The power utility has sought this exemption from SECP in a letter titled “exemption from the applicability of International Financial Reporting Standards (IFRS- 9)” under section 225 of the Companies Act, 2017.

The letter jointly signed by CEO KE, Syed Moonis Abdulah Alvi and Chief Risk Officer & Company Secretary, Rizwan Pisnani, says that the power utility’s application is in relation to SRO. 1177(l)/2021 of September 13, 2021, wherein SECP notified that the requirements contained in IFRS 9 with respect to application of ECL method shall not be applicable in respect of Companies holding financial assets due from the Government of Pakistan (GoP) till June 30, 2022, owing to prevailing circular debt situation in the country provided such companies shall follow relevant requirements of IAS 39 in respect of above referred financial assets during the exemption period. However, the circular debt situation based on which SECP had relaxed requirements of IFRS 9, largely remained unchanged.

According to the KE, circular debt situation faced by KE is deteriorating with each passing year with the major contributors being delays in determination/ notification of Quarterly Tariff Adjustments and release of Tariff Differential Claims (TDC) despite rigorous efforts undertaken by KE for recovery of these long outstanding balances including regular engagement with the relevant government departments.

Draft of proposed AA: KE seeks time for filing definitive comments

The issue has been further aggravated by the fact that expensive RLNG has replaced the major portion of cheaper indigenous gas as source of fuel coupled with significant increase in fuel prices in the last quarter of financial year ended June 30, 2022.
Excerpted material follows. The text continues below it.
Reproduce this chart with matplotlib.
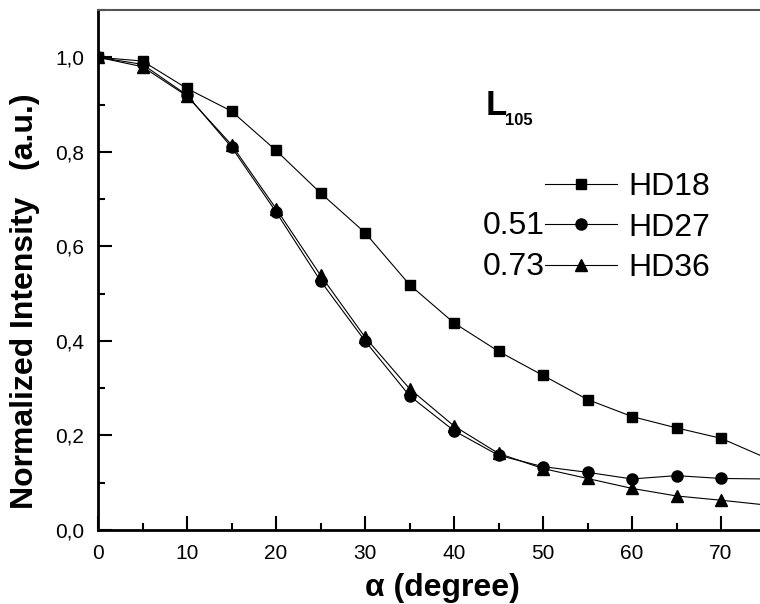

As of June 30, 2022, KE’s receivable from GoP, Provincial Governments and GoP/ Provincial Government entities was Rs.413 billion on principal basis (including unbilled revenue, un-recovered cost and additional write-off included in last quarterly variation that is yet to be determined by NEPRA) with net receivables standing at Rs 72 billion. Though certain steps have been taken by the government to curb the circular debt menace, resolution of this chronic issue to a reasonable level is expected to take further time.

KE maintains that though Commission is already cognizant of the subject consequences which led them to issue exemption, the power utility re-emphasizes this point being the major industry concern. IFRS 9 requires building a model based on expected recoveries of the due amounts. In case of receivables stuck under circular debt, there is no past pattern, as well as, future visibility through which such recoveries can be forecast. Subjective assessments in this respect would result in unusual distortion in the ECL provisioning and its movement over the future periods.

KE maintains that had the amounts due from GoP and Provincial Governments and their departments/ entities been received timely, payments would have been correspondingly made to other suppliers, which is actually the reason for circular debt accumulation. Therefore, overdue payables to various suppliers are appearing in the balance sheets of power companies mainly due to the overdue tariff adjustment claims and energy dues held by the government and certain public sector companies.

In case of KE, the balance payable to GoP and Provincial Governments and their departments/ entities under circular debt has accumulated to Rs. 341 billion. Therefore, consideration of impairment loss under IFRS-9 on receivables from government in isolation does not depict the true substance of the overall situation as there is significant amount of linked payables, as well.

KE further notes that in the light of prevalent scenario, application of the requirements contained in IFRS-9 with respect to application of ECL will result in the following: (i) adverse impact on the capital markets of the country as a result of likely deterioration in results of the effected companies;(ii) adverse impacts on loan covenants with likely breach of certain loan conditions.